Der Antragsteller gehört zwar als schwerbehinderter Mensch, dem das Merkzeichen "G" zuerkannt ist, zum Kreis der
berechtigten Personen i.S.d. § 145 Abs. 1 Satz 1 SGB IX, aber er erhält keine der in § 145 Abs. 1 Satz 5 Nr. 2 SGB
IX genannten Leistungen, insbesondere keine Leistungen nach dem 3. oder 4. Kapitel des SGB XII. Ausweislich des
Bescheides des Amtes für Soziale Dienste vom 30. März 2010 ist der Antragsteller nicht sachlich-rechtlich Inhaber
eines Anspruchs auf Leistungen nach dem 3. oder 4. Kapitel des SGB XII, sondern erhält Leistungen nach dem 7.
Kapitel des SGB XII. Leistungen nach dem 3. Kapitel des SGB XII sind ausdrücklich mit 0,00 EUR beziffert worden.
Für eine erweiternde Auslegung des § 145 Abs. 1 Satz 5 Nr. 2 SGB IX, die zu einer Erstreckung auch auf
Leistungsbezieher nach anderen als dem 3. oder 4. Kapitel des SGB XII führen würde, besteht kein Raum. Der
Gesetzgeber wollte das Privileg unentgeltlicher Beförderung ohne Eigenbeteiligung nur noch einem begrenzten
Personenkreis zukommen lassen, um die ansonsten nicht tragbaren Auswirkungen für die öffentlichen Haushalte
einzudämmen (vgl. Bundessozialgericht – BSG -, Urteil v. 17. Juli 2008, Az. B 9/9a SB 11/06 R). Die Regelung ist
abschließend (BSG a.a.O.). Die Gesetzesmaterialien ergeben keinerlei Hinweis darauf, dass der weiteren Eingrenzung
des privilegierten Personenkreises durch das Gesetz zur Änderung des Bundesversorgungsgesetzes und anderer
Vorschriften des Sozialen Entschädigungsrechts vom 13. Dezember 2007 nicht ein eindeutiger und einheitlicher
gestalterischer BBC. des Gesetzgebers zugrunde gelegen hätte.

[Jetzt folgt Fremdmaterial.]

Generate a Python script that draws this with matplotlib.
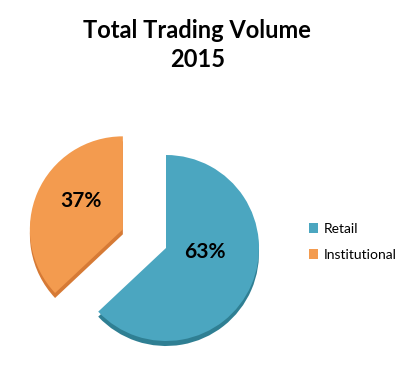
import matplotlib
matplotlib.use("Agg")
import matplotlib.pyplot as plt

categories = ["Retail", "Institutional"]
values = [63, 37]
colors = ["#4BA6C0", "#F39B4F"]
side_colors = ["#2F7F93", "#D67A35"]
title = "Total Trading Volume\n2015"

plt.rcParams['font.family'] = ['Lato', 'DejaVu Sans']

fig = plt.figure(figsize=(4.2, 3.8), dpi=100)
ax = fig.add_axes([0, 0, 1, 1])

center = (166, 132)
radius = 93
explode = [0, 47]

# 3D side (darker copy shifted down)
ax.pie(values, colors=side_colors, startangle=90, counterclock=False,
       center=(center[0], center[1] - 5), radius=radius, explode=explode,
       frame=True)
wedges, texts, autotexts = ax.pie(values, colors=colors, startangle=90, counterclock=False,
                                  center=center, radius=radius, explode=explode,
                                  autopct='%d%%', pctdistance=0.45, frame=True,
                                  textprops=dict(fontsize=15, fontweight='bold', color='black'))
ax.set_xlim(0, 420)
ax.set_ylim(0, 380)
ax.set_aspect('equal')
ax.axis('off')

autotexts[0].set_position((205, 380 - 252))
autotexts[1].set_position((81, 380 - 201))

fig.text(0.47, 1 - 45 / 380, title, ha='center', va='center', fontsize=17,
         fontweight='bold', linespacing=1.35)

leg = ax.legend(wedges, categories, loc='center left', bbox_to_anchor=(296 / 420, 1 - 242 / 380),
                bbox_transform=fig.transFigure, frameon=False, fontsize=10,
                handlelength=0.7, handleheight=0.7, handletextpad=0.4, labelspacing=1.0)

fig.savefig("out.png", dpi=100)
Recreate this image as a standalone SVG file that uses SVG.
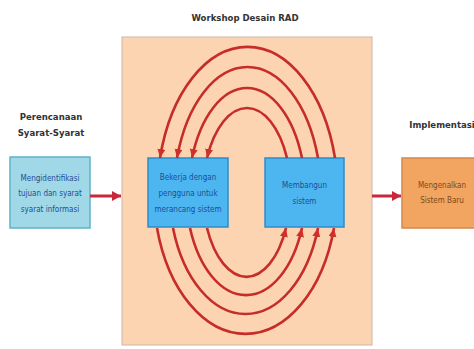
<svg xmlns="http://www.w3.org/2000/svg" width="474" height="349" viewBox="0 0 474 349">
<style>
.lbl{font-family:"Liberation Sans Narrow","DejaVu Sans Condensed","Liberation Sans",sans-serif;font-weight:bold;fill:#333;text-anchor:middle}
.bt{font-family:"Liberation Sans Narrow","DejaVu Sans Condensed","Liberation Sans",sans-serif;font-size:8px;fill:#1d4f91;text-anchor:middle}
.ot{font-family:"Liberation Sans Narrow","DejaVu Sans Condensed","Liberation Sans",sans-serif;font-size:8px;fill:#7a4a1a;text-anchor:middle}
.arc{fill:none;stroke:#c62d28;stroke-width:2.6;marker-end:url(#ah)}
.flow{fill:none;stroke:#c8283a;stroke-width:3;marker-end:url(#ah2)}
</style>
<defs>
<marker id="ah" markerUnits="userSpaceOnUse" markerWidth="11" markerHeight="10" refX="9" refY="4" orient="auto">
<path d="M0,0 L9,4 L0,8 Z" fill="#d0302a"/>
</marker>
<marker id="ah2" markerUnits="userSpaceOnUse" markerWidth="12" markerHeight="12" refX="9" refY="5" orient="auto">
<path d="M0,0 L9,5 L0,10 Z" fill="#c8283a"/>
</marker>
</defs>
<rect width="474" height="349" fill="#ffffff"/>
<g id="workshop">
<rect x="122" y="37" width="250" height="308" fill="#fcd4b2" stroke="#c8b8a8" stroke-width="1"/>
<text class="lbl" x="245" y="21" font-size="9.5">Workshop Desain RAD</text>
</g>
<g id="perencanaan">
<text class="lbl" x="51" y="120" font-size="9.5">Perencanaan</text>
<text class="lbl" x="51" y="136" font-size="9.5">Syarat-Syarat</text>
<rect x="10" y="157" width="80" height="71" fill="#a1d8e8" stroke="#5fb3cc" stroke-width="1.5"/>
<text class="bt" x="50" y="181">Mengidentifikasi</text>
<text class="bt" x="50" y="196">tujuan dan syarat</text>
<text class="bt" x="50" y="212">syarat informasi</text>
</g>
<g id="bekerja">
<rect x="148" y="158" width="80" height="69" fill="#4db5f0" stroke="#2c8cc8" stroke-width="1.5"/>
<text class="bt" x="188" y="180">Bekerja dengan</text>
<text class="bt" x="188" y="196">pengguna untuk</text>
<text class="bt" x="188" y="212">merancang sistem</text>
</g>
<g id="membangun">
<rect x="265" y="158" width="79" height="69" fill="#4db5f0" stroke="#2c8cc8" stroke-width="1.5"/>
<text class="bt" x="304.5" y="188">Membangun</text>
<text class="bt" x="304.5" y="204">sistem</text>
</g>
<g id="implementasi">
<text class="lbl" x="442" y="128" font-size="9.5">Implementasi</text>
<rect x="402" y="158" width="80" height="70" fill="#f2a461" stroke="#d4884c" stroke-width="1.5"/>
<text class="ot" x="442" y="188">Mengenalkan</text>
<text class="ot" x="442" y="203">Sistem Baru</text>
</g>
<g id="connectors">
<path class="flow" d="M90,196 L121,196"/>
<path class="flow" d="M372,196 L401,196"/>
<path class="arc" d="M335,158 A90.6,150 0 0 0 160,158"/>
<path class="arc" d="M318,158 A73.9,130 0 0 0 177,158"/>
<path class="arc" d="M302,158 A58.9,109 0 0 0 192,158"/>
<path class="arc" d="M287,158 A44.5,89 0 0 0 207,158"/>
<path class="arc" d="M157,228 A91.9,145 0 0 0 334,228"/>
<path class="arc" d="M173,228 A76.3,125 0 0 0 318,228"/>
<path class="arc" d="M190,228 A60.2,106 0 0 0 302,228"/>
<path class="arc" d="M207,228 A44.1,88 0 0 0 286,228"/>
</g>
</svg>
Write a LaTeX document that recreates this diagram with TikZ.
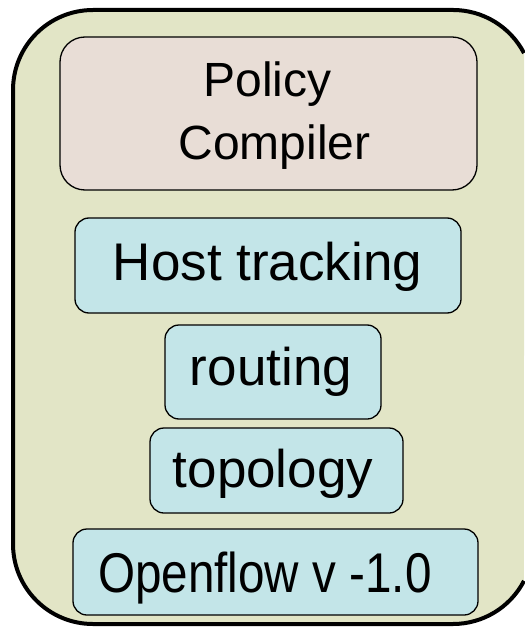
\documentclass[tikz,border=0pt]{standalone}
\usepackage{fontspec}
\setmainfont{Liberation Sans}
\definecolor{outerfill}{HTML}{E2E5C6}
\definecolor{policyfill}{HTML}{E8DDD6}
\definecolor{modfill}{HTML}{C3E5E8}
\begin{document}
\begin{tikzpicture}[x=1pt,y=-1pt,
  outerline/.style={draw=black,line width=4pt},
  policybox/.style={draw=black,line width=1.3pt,fill=policyfill,rounded corners=25pt,inner sep=0pt},
  modbox/.style={draw=black,line width=1.3pt,fill=modfill,rounded corners=14pt,inner sep=0pt},
  lbl/.style={inner sep=0pt,anchor=base,font=\fontsize{53}{60}\selectfont},
  plbl/.style={inner sep=0pt,anchor=base,font=\fontsize{48}{60}\selectfont}]
\useasboundingbox (0,0) rectangle (524,628);
\fill[white] (0,0) rectangle (524,628);
\fill[outerfill] (524,53.1) arc[start angle=27.46,end angle=90,radius=80pt] -- (93,10)
  arc[start angle=90,end angle=180,radius=80pt] -- (13,544)
  arc[start angle=180,end angle=270,radius=80pt] -- (453,624)
  arc[start angle=270,end angle=332.54,radius=80pt] -- cycle;
\draw[outerline] (524,53.1) arc[start angle=27.46,end angle=90,radius=80pt] -- (93,10)
  arc[start angle=90,end angle=180,radius=80pt] -- (13,544)
  arc[start angle=180,end angle=270,radius=80pt] -- (453,624)
  arc[start angle=270,end angle=332.54,radius=80pt];
\node[policybox,minimum width=417pt,minimum height=153pt] (policy) at (268.5,113.5) {};
\node[modbox,minimum width=386pt,minimum height=95pt] (host) at (268,265.5) {};
\node[modbox,minimum width=216pt,minimum height=94pt] (routing) at (273,372) {};
\node[modbox,minimum width=253pt,minimum height=85pt] (topo) at (276.5,470.5) {};
\node[modbox,minimum width=405pt,minimum height=86pt] (of) at (275.5,572) {};
\node[plbl] (policyt1) at (267.5,97) {Policy};
\node[plbl] (policyt2) at (274.5,160) {Compiler};
\node[lbl] (hostt) at (267.5,280) {Host tracking};
\node[lbl] (routingt) at (271,385) {routing};
\node[lbl] (topot) at (273,487) {topology};
\node[lbl,anchor=base west,font=\fontsize{56}{60}\selectfont,xscale=0.85] (oft) at (98,592) {Openflow v -1.0};
\end{tikzpicture}
\end{document}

Die gesetzliche Privilegierung der Bezieher von Leistungen nach dem 3. und 4. Kapitel des SGB XII stellt auch keinen
Verstoß gegen Art. 3 GG dar, der die Gleichbehandlung aller Menschen vor dem Gesetz verlangt. Der Antragsteller
unterscheidet sich von dem in der geltenden Fassung des § 145 Abs. 1 Satz 5 Nr. 2 erfassten Personenkreis,
insbesondere von den Leistungsbeziehern nach dem 3. und 4. Kapitel des SGB XII, in einer Weise, die eine ungleiche
Behandlung rechtfertigen kann. Personen, die Leistungen nach dem 3. oder 4. Kapitel des SGB XII beziehen, können
ihren notwendigen Lebensunterhalt nicht oder nicht ausreichend aus eigenen Kräften und Mitteln beschaffen (§ 19
Abs. 1 Satz 1 und Abs. 2 SGB XII). Der Antragsteller bezieht eine Erwerbsminderungsrente in Höhe von 982,66 EUR.
Würde er nicht in einer Pflegeeinrichtung leben, hätte er bei diesem Einkommen keinen Anspruch auf ergänzende
Leistungen nach dem 3. oder 4. Kapitel des SGB XII.
Soweit der Antragsteller offenbar geltend machen will, wirtschaftlich faktisch einem Empfänger von Hilfe zum
Lebensunterhalt gleichzustehen, so muss er sich mit anderen Einzelpersonen vergleichen lassen, die selbst bei nur
gerade centgenauer Entsprechung zwischen ihrem Einkommen und ihrem Bedarf keinen Anspruch auf Leistungen
nach dem SGB XII und damit auch keinen Anspruch auf kostenlose Ausgabe der Wertmarke haben. Das ist
verfassungsrechtlich unbedenklich (BSG a.a.O.).
Die Aufbringung von 60,- EUR im Jahr entsprechend 5,- EUR im Monat für die Wertmarke führt auch nicht zu einer
gegen Art. 1 Abs. 1 i.V.m. Art. 20 Abs. 1 GG verstoßenden Unterschreitung des soziokulturellen Existenzminimums
des Antragstellers.
Es liegt auch kein Anordnungsgrund vor. Es sind keine Gründe dafür vorgetragen, dass dem Antragsteller ein
Abwarten bis zum Ansparen des für die Wertmarke erforderlichen Betrages oder bis zur Entscheidung in der
Hauptsache nicht zumutbar wäre. Das Gericht kann mangels entsprechenden Vorbringens auch nicht erkennen, dass
der Antragsteller aus zwingenden Gründen – z.B. wegen unaufschiebbarer Arztbesuche – dringend auf die Benutzung
öffentlicher Verkehrsmittel angewiesen wäre und die hierfür erforderlichen Fahrkarte nicht aus dem ihm zur Verfügung
stehenden Barbetrag aufzubringen vermöchte.